▶ WRITTEN TASK: In the listing that follows, retype every line from the first through the one containing "from matplotlib.ticker import". Pictures are to be left out.

▶ THE INPUT:
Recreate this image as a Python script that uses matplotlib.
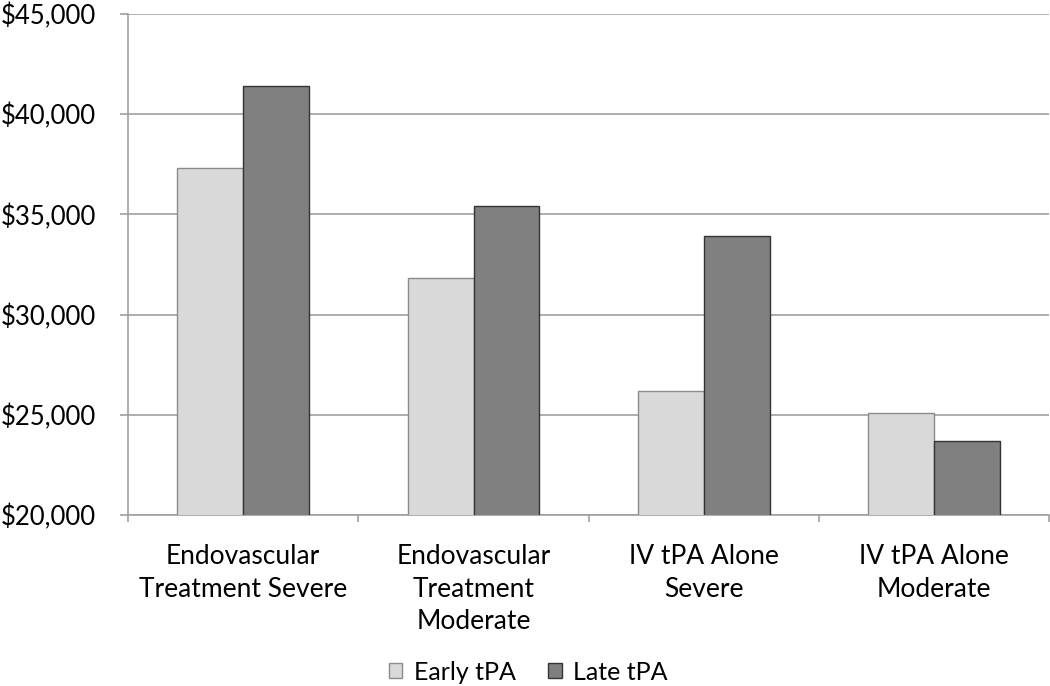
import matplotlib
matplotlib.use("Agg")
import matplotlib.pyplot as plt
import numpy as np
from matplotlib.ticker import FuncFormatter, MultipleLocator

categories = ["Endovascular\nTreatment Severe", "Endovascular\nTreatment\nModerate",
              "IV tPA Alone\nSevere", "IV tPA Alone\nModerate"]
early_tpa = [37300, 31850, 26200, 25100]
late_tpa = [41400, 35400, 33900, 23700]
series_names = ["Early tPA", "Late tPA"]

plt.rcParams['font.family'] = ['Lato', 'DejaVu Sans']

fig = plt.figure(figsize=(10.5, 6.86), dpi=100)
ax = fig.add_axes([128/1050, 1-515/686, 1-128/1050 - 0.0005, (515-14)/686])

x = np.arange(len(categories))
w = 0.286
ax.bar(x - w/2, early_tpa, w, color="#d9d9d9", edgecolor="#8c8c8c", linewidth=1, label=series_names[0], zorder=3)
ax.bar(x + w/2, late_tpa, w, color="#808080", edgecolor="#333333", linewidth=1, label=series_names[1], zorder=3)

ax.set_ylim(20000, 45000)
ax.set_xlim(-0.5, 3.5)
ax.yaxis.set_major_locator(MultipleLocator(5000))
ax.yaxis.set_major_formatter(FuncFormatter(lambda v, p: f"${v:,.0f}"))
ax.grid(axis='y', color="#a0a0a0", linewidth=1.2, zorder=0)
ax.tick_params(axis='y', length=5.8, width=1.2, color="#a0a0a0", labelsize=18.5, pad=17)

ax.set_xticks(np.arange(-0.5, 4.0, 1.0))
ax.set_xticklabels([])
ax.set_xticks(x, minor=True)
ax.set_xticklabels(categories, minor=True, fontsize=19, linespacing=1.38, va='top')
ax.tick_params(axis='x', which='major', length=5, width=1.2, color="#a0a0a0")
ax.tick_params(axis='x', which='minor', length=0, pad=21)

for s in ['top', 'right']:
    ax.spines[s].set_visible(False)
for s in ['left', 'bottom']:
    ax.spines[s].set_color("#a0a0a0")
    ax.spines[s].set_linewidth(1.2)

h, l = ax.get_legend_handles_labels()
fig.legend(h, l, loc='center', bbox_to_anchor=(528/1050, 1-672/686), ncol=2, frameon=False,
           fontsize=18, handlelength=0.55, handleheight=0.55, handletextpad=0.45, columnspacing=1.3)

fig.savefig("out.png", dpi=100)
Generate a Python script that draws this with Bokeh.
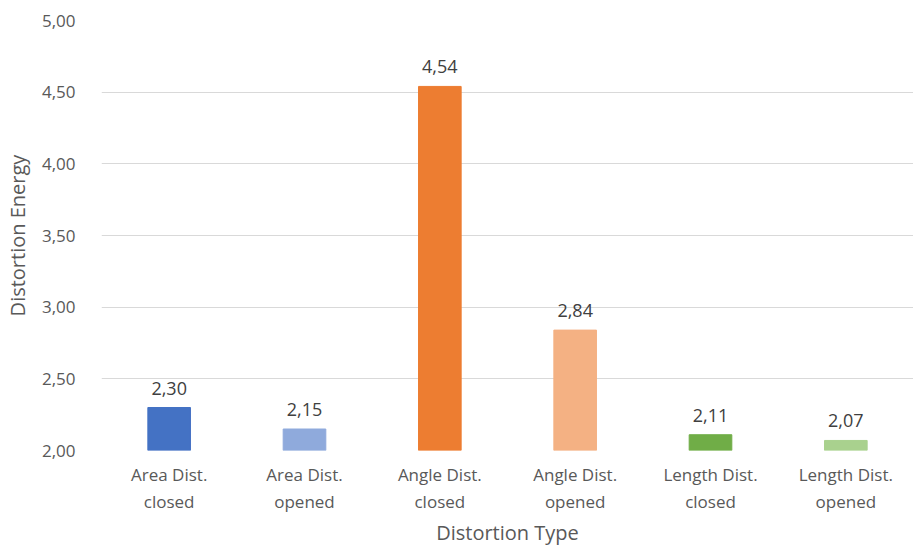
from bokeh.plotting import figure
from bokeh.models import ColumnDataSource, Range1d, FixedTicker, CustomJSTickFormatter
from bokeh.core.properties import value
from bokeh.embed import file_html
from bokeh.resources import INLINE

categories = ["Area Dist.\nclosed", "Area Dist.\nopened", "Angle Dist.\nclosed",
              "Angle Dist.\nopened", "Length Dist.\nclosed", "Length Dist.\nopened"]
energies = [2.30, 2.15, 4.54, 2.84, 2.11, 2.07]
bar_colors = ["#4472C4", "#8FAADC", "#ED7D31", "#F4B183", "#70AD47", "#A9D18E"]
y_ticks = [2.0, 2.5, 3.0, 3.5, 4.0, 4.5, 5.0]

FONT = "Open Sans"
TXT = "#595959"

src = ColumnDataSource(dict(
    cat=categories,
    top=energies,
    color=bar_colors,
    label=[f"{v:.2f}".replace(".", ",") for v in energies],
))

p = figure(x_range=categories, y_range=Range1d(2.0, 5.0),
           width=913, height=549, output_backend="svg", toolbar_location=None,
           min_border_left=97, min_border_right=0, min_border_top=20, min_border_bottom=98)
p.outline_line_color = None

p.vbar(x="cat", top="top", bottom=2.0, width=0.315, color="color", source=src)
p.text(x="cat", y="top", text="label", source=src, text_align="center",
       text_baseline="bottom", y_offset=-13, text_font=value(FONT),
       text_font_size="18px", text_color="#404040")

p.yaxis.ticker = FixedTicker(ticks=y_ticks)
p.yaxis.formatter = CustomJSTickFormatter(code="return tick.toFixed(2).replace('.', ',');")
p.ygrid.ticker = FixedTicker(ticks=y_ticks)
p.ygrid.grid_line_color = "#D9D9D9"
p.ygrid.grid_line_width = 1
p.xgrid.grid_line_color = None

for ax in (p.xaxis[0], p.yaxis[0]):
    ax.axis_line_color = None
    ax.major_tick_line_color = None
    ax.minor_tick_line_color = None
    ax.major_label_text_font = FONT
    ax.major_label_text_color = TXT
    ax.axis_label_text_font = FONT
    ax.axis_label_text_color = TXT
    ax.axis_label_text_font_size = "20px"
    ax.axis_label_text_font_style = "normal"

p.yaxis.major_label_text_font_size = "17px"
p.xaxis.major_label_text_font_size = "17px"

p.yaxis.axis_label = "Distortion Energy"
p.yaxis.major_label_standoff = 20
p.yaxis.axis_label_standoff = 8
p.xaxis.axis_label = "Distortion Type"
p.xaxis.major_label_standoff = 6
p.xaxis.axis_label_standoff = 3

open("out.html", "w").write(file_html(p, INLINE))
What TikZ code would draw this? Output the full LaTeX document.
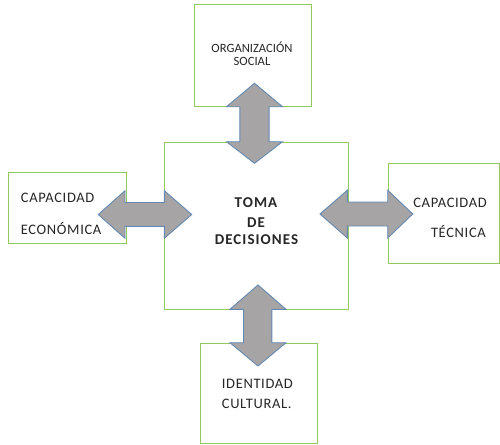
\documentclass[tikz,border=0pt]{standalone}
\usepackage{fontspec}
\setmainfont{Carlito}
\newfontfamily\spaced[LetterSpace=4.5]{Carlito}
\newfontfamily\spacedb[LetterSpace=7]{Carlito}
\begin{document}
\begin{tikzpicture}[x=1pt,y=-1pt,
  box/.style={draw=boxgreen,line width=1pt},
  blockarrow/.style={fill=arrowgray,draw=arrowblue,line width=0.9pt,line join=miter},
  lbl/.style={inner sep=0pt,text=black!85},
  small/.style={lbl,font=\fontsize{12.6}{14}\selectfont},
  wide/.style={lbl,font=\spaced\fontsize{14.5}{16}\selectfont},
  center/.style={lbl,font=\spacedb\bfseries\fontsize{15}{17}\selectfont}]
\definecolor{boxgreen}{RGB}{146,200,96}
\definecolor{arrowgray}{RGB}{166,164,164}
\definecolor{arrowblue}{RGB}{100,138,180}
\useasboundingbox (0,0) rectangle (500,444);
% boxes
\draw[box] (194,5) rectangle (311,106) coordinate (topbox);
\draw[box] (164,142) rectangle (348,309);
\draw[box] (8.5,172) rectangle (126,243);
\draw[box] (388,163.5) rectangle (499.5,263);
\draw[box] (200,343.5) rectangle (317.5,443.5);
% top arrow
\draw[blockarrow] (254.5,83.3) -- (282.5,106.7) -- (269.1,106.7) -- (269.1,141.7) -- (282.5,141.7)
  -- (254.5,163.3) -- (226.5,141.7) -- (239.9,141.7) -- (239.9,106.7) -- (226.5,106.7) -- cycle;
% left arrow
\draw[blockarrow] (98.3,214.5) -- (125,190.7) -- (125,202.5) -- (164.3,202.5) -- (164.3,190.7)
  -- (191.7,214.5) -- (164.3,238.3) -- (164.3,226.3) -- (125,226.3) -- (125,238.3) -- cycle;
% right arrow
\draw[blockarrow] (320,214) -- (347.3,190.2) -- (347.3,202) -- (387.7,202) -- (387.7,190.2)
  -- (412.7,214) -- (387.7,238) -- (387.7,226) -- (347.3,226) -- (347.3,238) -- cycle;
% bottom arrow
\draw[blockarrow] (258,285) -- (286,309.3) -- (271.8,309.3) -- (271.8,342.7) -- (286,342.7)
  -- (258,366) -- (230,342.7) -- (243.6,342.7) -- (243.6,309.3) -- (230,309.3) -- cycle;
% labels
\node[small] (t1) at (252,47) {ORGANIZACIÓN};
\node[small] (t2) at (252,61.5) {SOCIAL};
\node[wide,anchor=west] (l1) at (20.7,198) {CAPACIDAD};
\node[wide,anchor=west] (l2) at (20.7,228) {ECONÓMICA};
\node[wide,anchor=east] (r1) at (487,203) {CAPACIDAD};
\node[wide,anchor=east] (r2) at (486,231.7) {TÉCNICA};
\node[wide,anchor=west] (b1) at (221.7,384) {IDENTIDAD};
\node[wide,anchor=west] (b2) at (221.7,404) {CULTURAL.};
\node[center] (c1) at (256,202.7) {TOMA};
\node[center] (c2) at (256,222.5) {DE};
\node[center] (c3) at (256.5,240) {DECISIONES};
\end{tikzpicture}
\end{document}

▶ REPLY:
Recreate this image as a Python script that uses matplotlib.
import matplotlib
matplotlib.use("Agg")
import matplotlib.pyplot as plt
import numpy as np
from matplotlib.ticker import FuncFormatter, MultipleLocator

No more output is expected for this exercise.